More than a decade after the U.S. Supreme Court struck down racial segregation in America's public schools, 17-year-old Charles DeLesline Foster reported to Padgett-Thomas Barracks at The Citadel in September 1966.
A graduate of Charles A. Brown High School on Charleston's East Side, Foster would not have it easy as the first black student to join the Corps of Cadets.
White cadets shouted racial slurs at him from the barracks windows as he walked to classes. Once, a group of cadets from another company rushed toward him dressed as Klansmen in white sheets.
Joseph Shine, The Citadel's second African-American cadet, endured similar cruelty. One night, Shine answered a knock at the door to his room to find someone had poured nail polish remover in the shape of a cross on the floor and lit it on fire.
For The Citadel's first black cadets, the fourth-system was double-edged sword, said historian Alex Macaulay, a Citadel graduate from the Class of 1994. The fourth-class system exacerbated racial abuse and harassment but it also "broke down some barriers," Macaulay said, as black and white cadets "started building relationships based on familiarity and trust, which is something that the fourth-class system can foster."
When a local tavern refused to serve Shine a beer in the front room reserved for whites, white cadets left in protest and boycotted the bar for the rest of Shine's senior year, he said.
Racial tensions still simmered at The Citadel well-into the 1980s and early '90s. In October 1986, five white cadets entered black cadet Kevin Nesmith’s room wearing white sheets and towels, and shouting racial insults.
While Nesmith ultimately withdrew from The Citadel, citing harassment, the cadets who terrorized Nesmith still graduated, though they did receive the harshest punishment in school history — 195 tours with rifles.
To the frustration of black cadets, The Citadel’s band continued to play “Dixie” during football games at Johnson Hagood Stadium — while fans waved Confederate flags — until 1992, when a race-relations committee recommended the school halt both traditions.
By 1993, The Citadel was embroiled in another social controversy.
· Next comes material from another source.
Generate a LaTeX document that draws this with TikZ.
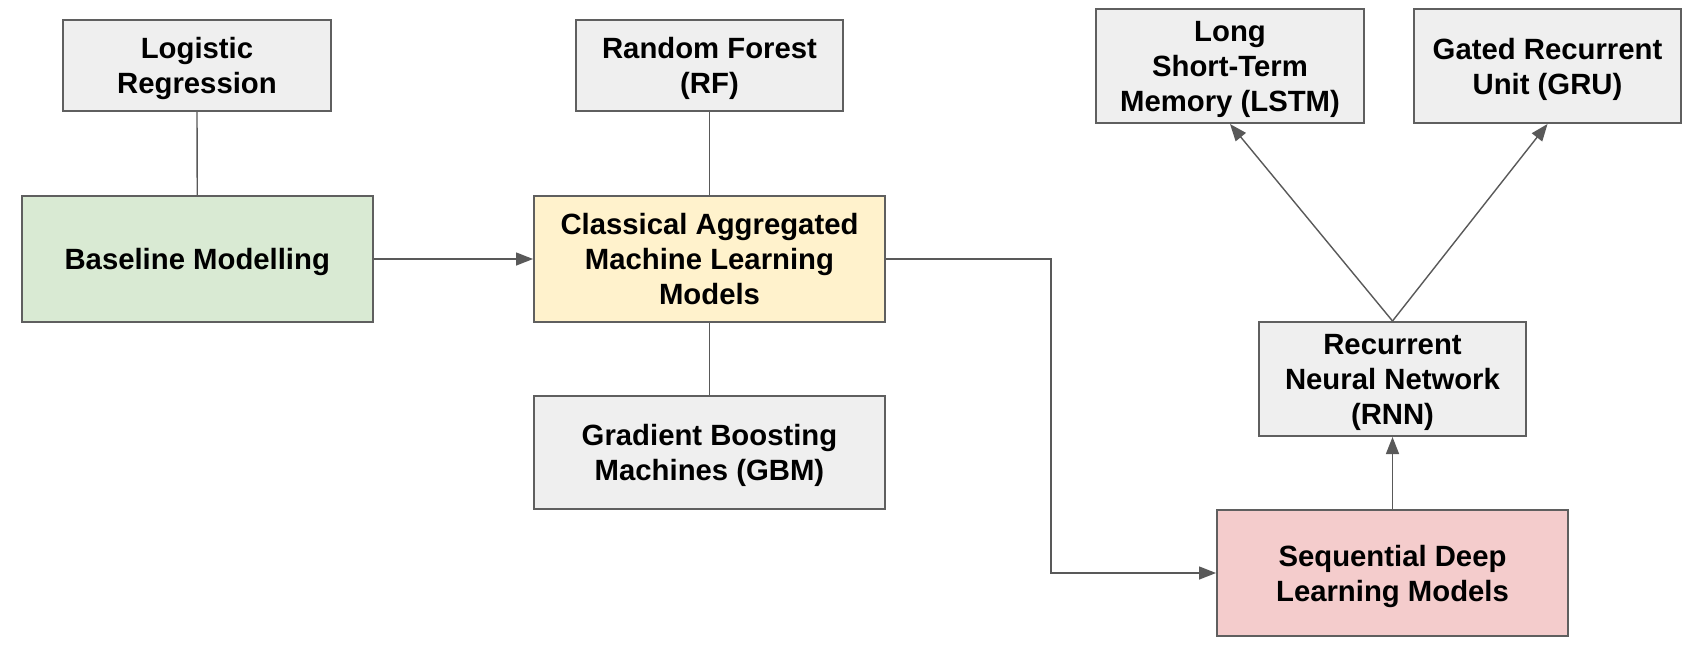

Shannon Faulkner, an honors student from Powdersville, was admitted to The Citadel a week after her 18th birthday after omitting all references to her gender on her college application. The Citadel revoked her admission when college official discovered "Shannon" was a woman.
Faulkner waged a two-year legal battle challenging the school's single-gender admissions policy, a fight that subjected her to cruel attacks in the press and by the public. Her childhood home was vandalized. Her parents received death threats. Citadel supporters sold T-shirts and bumper stickers emblazoned with slogans like “Save the Males” and “1,952 Bulldogs and One Bitch.”
She finally became the first woman to join the Corps of Cadets in The Citadel’s 152-year history in August 1995, under a federal court order. But Faulkner spent most of her first week as a cadet at the infirmary and withdrew less than a week after her enrollment, overcome by stress and exhaustion from her two-year ordeal.
In 1996, The Citadel’s Board of Visitors eliminated its males-only admissions rule after a U.S. Supreme Court ruling that the Virginia Military Institute — another all-male, state-supported military college — must admit women or refuse public money. Four women were admitted that fall, including Nancy Mace, who would become The Citadel's first female graduate.
"The Citadel is often seen as a backwards, reactionary, archaic institution when it’s often been right in line with the social and political attitudes of the rest of the country," Macaulay said. "Some of these changes have come painfully, and some have come painlessly."
Today, women represent almost 9 percent of the Corps, while African-Americans make up about 10 percent.
The Citadel has faced scrutiny in recent years over allegations of widespread hazing of first-year knobs by the hands of upperclassmen. In 2009, a freshman dropped out after one semester after enduring repeated abuse by upperclassmen. On one occasion, an upperclassman drove an unsharpened pencil into his forehead.
In the 2011-12 school year, a photo surfaced of a freshman cadet taped to a chair in the shower in the bathroom of his barracks.
While hazing remains a reoccurring problem, under the leadership of the commandant, Capt. Geno Paluso, The Citadel has cracked down on abuse at the hands of other cadets.
Three years ago, The Citadel investigated 85 allegations of hazing and recommended suspension, dismissal or expulsion for 19 cadets involved. Another nine cadets already had withdrawn from the college or resigned as a result of the probe.
"It's still tough. You know, you hear some of the old alumni say that if they didn't beat on you, it wasn't tough. That's not going to hack it this day and time," said Citadel President Lt. Gen. John W. Rosa, who plans to retire in June.
"Parents don't pay this kind of money to have their kids come here, not get to eat, and that's not what we're all about," he added. "We're here teaching people to be leaders and holding them accountable."